Without the pictures, write out all the lines below exactly as they appear.

### Stored data:
— BEGIN —
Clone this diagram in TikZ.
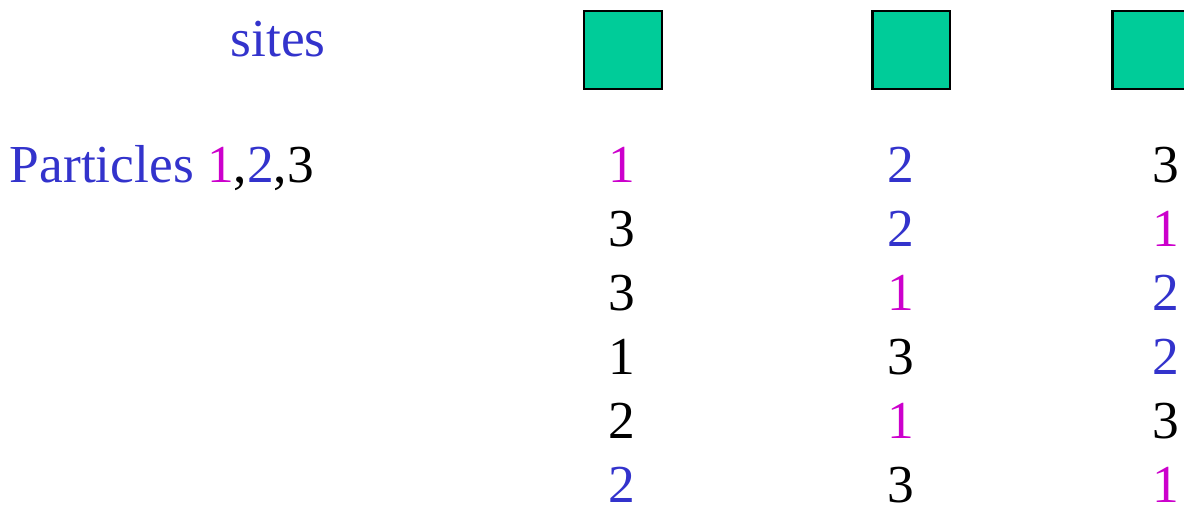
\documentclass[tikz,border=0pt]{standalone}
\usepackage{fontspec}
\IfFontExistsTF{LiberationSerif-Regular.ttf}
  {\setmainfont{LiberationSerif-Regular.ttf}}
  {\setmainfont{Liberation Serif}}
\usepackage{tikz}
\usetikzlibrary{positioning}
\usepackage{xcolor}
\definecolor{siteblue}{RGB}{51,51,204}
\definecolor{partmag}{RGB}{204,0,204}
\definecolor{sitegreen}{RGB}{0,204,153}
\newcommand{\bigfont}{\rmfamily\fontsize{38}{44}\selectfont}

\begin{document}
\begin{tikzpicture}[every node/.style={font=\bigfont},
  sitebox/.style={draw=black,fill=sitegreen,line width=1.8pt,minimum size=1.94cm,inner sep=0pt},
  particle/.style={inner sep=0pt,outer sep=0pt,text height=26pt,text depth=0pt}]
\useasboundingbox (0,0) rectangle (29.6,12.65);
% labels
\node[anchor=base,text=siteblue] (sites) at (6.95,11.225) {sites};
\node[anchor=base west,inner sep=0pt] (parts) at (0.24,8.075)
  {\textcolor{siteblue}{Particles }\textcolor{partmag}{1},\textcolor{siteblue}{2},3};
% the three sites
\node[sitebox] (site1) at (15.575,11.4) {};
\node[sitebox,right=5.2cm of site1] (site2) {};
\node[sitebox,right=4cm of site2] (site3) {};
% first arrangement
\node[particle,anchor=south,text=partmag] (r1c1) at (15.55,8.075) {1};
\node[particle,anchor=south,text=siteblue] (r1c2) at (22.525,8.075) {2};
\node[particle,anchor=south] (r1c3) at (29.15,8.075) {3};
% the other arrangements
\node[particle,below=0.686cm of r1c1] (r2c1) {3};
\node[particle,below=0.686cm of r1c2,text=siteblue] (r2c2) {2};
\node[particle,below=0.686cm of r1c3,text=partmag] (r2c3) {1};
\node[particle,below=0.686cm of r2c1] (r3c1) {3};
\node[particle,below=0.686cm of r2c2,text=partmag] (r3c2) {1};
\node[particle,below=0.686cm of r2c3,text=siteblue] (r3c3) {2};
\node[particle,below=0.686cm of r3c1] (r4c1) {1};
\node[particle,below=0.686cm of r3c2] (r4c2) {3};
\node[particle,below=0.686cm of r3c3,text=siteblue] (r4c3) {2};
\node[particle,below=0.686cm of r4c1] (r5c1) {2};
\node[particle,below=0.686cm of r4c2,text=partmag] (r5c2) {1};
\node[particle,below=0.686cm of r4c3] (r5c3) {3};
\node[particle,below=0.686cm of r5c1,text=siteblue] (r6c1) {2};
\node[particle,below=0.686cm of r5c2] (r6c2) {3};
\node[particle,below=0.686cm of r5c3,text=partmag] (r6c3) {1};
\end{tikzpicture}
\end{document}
— END —
### Solution below:
Clone this diagram in TikZ.
\documentclass[tikz,border=0pt]{standalone}
\usepackage{fontspec}
\IfFontExistsTF{LiberationSerif-Regular.ttf}
  {\setmainfont{LiberationSerif-Regular.ttf}}
  {\setmainfont{Liberation Serif}}
\usepackage{tikz}
\usetikzlibrary{positioning}
\usepackage{xcolor}
\definecolor{siteblue}{RGB}{51,51,204}
\definecolor{partmag}{RGB}{204,0,204}
\definecolor{sitegreen}{RGB}{0,204,153}
\newcommand{\bigfont}{\rmfamily\fontsize{38}{44}\selectfont}

\begin{document}
\begin{tikzpicture}[every node/.style={font=\bigfont},
  sitebox/.style={draw=black,fill=sitegreen,line width=1.8pt,minimum size=1.94cm,inner sep=0pt},
  particle/.style={inner sep=0pt,outer sep=0pt,text height=26pt,text depth=0pt}]
\useasboundingbox (0,0) rectangle (29.6,12.65);
% labels
\node[anchor=base,text=siteblue] (sites) at (6.95,11.225) {sites};
\node[anchor=base west,inner sep=0pt] (parts) at (0.24,8.075)
  {\textcolor{siteblue}{Particles }\textcolor{partmag}{1},\textcolor{siteblue}{2},3};
% the three sites
\node[sitebox] (site1) at (15.575,11.4) {};
\node[sitebox,right=5.2cm of site1] (site2) {};
\node[sitebox,right=4cm of site2] (site3) {};
% first arrangement
\node[particle,anchor=south,text=partmag] (r1c1) at (15.55,8.075) {1};
\node[particle,anchor=south,text=siteblue] (r1c2) at (22.525,8.075) {2};
\node[particle,anchor=south] (r1c3) at (29.15,8.075) {3};
% the other arrangements
\node[particle,below=0.686cm of r1c1] (r2c1) {3};
\node[particle,below=0.686cm of r1c2,text=siteblue] (r2c2) {2};
\node[particle,below=0.686cm of r1c3,text=partmag] (r2c3) {1};
\node[particle,below=0.686cm of r2c1] (r3c1) {3};
\node[particle,below=0.686cm of r2c2,text=partmag] (r3c2) {1};
\node[particle,below=0.686cm of r2c3,text=siteblue] (r3c3) {2};
\node[particle,below=0.686cm of r3c1] (r4c1) {1};
\node[particle,below=0.686cm of r3c2] (r4c2) {3};
\node[particle,below=0.686cm of r3c3,text=siteblue] (r4c3) {2};
\node[particle,below=0.686cm of r4c1] (r5c1) {2};
\node[particle,below=0.686cm of r4c2,text=partmag] (r5c2) {1};
\node[particle,below=0.686cm of r4c3] (r5c3) {3};
\node[particle,below=0.686cm of r5c1,text=siteblue] (r6c1) {2};
\node[particle,below=0.686cm of r5c2] (r6c2) {3};
\node[particle,below=0.686cm of r5c3,text=partmag] (r6c3) {1};
\end{tikzpicture}
\end{document}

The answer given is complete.